▶ [PROBLEM STATEMENT] Track down the lines that contain "chart" and copy them.
* BEGIN ENTRIES SUPPLIED *
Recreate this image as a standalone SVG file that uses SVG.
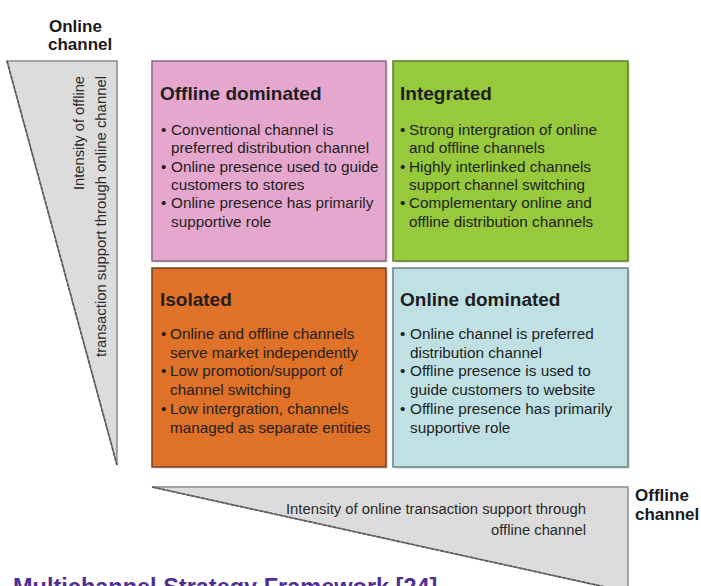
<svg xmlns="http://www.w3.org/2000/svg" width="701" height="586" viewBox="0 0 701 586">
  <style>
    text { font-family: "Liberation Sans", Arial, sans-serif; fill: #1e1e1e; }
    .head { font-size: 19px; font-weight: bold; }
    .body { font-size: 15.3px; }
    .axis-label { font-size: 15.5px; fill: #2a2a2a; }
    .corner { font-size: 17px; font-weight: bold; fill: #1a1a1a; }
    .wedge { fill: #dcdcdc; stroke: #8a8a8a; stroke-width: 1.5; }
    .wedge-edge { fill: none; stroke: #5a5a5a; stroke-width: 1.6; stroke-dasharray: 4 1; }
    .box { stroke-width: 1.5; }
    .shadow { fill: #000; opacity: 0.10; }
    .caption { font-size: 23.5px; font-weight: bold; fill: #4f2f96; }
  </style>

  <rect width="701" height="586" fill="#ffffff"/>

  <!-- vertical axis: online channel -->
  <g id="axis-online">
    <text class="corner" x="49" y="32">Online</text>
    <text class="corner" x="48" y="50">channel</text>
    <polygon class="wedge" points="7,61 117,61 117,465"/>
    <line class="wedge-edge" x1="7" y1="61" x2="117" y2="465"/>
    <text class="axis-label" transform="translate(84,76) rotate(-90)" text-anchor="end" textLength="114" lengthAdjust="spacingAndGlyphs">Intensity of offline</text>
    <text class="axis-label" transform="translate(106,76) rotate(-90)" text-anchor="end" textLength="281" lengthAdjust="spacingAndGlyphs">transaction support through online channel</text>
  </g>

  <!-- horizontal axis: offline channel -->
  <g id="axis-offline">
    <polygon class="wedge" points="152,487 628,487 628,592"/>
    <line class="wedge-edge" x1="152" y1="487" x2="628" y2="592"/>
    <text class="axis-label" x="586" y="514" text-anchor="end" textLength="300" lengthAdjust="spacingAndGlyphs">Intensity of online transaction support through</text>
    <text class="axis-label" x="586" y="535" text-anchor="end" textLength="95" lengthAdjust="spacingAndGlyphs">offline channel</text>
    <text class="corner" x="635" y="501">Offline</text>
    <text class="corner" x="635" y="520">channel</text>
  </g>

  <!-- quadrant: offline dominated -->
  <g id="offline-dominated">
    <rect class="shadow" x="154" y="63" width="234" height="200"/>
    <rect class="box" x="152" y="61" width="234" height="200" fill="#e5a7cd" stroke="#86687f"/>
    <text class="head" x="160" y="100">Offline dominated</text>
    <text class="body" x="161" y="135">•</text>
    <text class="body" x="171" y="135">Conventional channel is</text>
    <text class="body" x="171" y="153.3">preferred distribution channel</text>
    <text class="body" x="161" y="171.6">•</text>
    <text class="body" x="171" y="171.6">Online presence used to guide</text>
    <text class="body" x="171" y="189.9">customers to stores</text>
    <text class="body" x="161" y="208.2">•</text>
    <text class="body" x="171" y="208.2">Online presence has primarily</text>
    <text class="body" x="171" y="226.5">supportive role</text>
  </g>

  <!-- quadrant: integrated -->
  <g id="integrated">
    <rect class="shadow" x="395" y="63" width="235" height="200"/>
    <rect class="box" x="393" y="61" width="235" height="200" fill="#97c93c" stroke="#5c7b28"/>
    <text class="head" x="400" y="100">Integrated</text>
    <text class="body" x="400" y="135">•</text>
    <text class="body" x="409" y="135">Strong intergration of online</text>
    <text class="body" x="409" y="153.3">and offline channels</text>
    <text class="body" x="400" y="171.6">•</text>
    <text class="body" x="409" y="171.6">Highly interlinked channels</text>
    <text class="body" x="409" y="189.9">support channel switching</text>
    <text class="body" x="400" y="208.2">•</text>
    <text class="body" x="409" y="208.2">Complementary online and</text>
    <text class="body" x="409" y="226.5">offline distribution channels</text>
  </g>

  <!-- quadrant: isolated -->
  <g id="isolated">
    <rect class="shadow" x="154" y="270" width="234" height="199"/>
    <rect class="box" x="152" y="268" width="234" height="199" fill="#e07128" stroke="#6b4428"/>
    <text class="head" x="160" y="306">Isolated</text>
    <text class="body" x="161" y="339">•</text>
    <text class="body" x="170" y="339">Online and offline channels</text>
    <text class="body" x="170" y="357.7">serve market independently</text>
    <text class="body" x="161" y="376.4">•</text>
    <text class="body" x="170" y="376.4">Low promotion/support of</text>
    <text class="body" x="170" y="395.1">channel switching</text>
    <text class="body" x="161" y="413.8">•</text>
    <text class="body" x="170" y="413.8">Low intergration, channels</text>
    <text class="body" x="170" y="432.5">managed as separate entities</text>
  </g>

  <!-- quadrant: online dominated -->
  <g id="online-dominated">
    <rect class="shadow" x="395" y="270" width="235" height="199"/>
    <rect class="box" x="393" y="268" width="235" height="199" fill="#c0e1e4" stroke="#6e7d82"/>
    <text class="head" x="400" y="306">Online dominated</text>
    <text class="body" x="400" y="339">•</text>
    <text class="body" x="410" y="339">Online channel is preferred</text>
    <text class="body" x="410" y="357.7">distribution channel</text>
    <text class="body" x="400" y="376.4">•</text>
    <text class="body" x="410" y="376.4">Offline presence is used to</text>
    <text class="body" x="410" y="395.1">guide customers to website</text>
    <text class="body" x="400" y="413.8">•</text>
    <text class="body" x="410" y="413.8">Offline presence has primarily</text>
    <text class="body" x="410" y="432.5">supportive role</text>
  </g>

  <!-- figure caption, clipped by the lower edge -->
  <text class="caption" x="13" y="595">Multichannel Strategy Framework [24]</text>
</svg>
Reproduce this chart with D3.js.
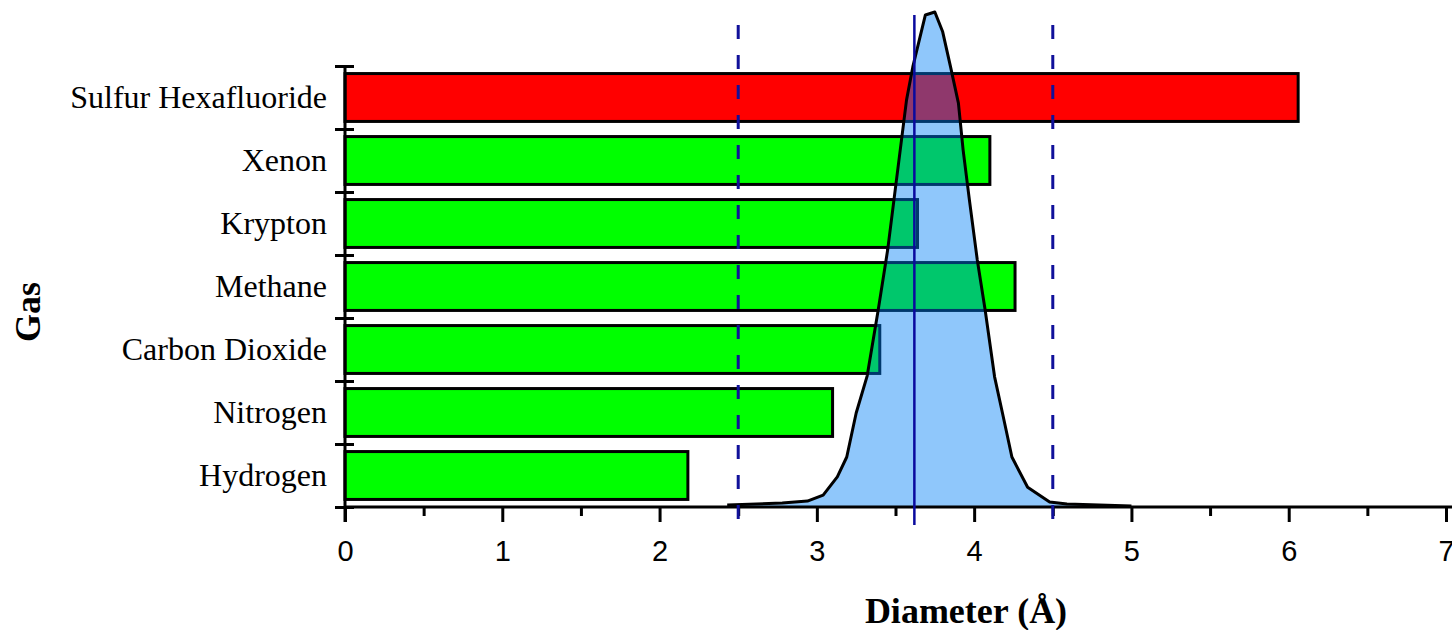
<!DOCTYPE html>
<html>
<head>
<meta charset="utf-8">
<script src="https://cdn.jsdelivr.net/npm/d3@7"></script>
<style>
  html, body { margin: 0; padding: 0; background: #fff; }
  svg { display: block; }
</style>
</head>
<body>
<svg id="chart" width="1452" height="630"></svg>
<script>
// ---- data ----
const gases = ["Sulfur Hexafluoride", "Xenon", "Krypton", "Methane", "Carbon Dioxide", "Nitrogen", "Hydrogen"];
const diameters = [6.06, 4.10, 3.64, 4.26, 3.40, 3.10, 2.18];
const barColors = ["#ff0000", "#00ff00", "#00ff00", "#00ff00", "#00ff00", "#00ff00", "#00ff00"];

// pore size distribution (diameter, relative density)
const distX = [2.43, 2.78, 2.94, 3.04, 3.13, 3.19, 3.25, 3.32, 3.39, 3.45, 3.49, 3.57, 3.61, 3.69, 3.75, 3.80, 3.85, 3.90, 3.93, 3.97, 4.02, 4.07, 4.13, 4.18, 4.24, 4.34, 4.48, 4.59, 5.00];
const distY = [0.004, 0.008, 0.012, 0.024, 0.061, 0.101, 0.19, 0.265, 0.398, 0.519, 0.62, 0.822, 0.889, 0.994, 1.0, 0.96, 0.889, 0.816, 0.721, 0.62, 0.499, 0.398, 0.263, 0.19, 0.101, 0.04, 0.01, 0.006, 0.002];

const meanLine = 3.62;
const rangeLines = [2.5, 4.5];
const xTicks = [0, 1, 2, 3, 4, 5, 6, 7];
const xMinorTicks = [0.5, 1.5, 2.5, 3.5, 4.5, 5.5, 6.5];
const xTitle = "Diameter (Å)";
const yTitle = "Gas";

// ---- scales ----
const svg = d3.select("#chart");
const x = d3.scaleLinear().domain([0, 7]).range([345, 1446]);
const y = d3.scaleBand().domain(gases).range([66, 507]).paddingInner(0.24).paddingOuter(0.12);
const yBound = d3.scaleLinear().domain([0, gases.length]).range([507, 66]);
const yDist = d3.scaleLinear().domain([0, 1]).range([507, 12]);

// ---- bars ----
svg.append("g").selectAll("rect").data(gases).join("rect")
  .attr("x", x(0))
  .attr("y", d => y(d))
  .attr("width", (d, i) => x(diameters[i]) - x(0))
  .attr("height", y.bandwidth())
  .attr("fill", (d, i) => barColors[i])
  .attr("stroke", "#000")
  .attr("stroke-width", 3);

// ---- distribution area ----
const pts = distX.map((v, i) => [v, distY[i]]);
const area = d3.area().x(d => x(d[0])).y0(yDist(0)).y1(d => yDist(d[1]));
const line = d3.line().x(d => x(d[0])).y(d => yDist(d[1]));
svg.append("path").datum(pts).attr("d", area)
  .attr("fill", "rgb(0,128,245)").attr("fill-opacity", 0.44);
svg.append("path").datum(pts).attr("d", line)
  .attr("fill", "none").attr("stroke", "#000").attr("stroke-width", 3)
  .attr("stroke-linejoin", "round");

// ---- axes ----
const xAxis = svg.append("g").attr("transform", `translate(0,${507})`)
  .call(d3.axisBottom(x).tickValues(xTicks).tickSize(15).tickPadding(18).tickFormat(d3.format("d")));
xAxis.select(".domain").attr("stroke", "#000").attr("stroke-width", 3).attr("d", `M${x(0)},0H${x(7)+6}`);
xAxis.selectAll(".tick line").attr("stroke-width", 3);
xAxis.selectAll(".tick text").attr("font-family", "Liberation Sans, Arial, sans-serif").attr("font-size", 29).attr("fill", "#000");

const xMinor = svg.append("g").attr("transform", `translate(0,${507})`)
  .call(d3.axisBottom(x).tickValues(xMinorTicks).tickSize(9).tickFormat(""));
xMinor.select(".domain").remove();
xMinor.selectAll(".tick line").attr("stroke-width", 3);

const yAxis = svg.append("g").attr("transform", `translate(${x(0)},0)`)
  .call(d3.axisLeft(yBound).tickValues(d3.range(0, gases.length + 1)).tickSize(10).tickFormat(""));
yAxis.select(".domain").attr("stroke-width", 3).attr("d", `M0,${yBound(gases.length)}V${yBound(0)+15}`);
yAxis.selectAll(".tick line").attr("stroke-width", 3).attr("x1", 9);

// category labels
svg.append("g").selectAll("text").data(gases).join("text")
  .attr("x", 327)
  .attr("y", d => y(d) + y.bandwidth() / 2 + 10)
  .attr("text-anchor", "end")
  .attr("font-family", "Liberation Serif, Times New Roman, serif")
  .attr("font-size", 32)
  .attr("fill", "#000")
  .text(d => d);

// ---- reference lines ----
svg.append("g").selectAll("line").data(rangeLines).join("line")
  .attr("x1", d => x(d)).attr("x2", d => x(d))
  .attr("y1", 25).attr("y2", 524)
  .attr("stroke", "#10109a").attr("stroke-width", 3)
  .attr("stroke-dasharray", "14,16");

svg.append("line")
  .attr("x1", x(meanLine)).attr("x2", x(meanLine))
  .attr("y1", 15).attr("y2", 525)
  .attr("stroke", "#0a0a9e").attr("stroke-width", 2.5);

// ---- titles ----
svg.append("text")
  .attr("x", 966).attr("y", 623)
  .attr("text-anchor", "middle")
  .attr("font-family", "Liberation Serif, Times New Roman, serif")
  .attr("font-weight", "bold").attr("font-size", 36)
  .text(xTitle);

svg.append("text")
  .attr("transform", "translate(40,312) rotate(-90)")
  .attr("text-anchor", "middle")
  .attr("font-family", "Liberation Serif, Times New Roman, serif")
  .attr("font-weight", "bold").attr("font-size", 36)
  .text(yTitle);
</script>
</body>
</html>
* END ENTRIES SUPPLIED *
▶ [OUTPUT OF THE TASK]
Reproduce this chart with D3.js.
<svg id="chart" width="1452" height="630"></svg>
const svg = d3.select("#chart");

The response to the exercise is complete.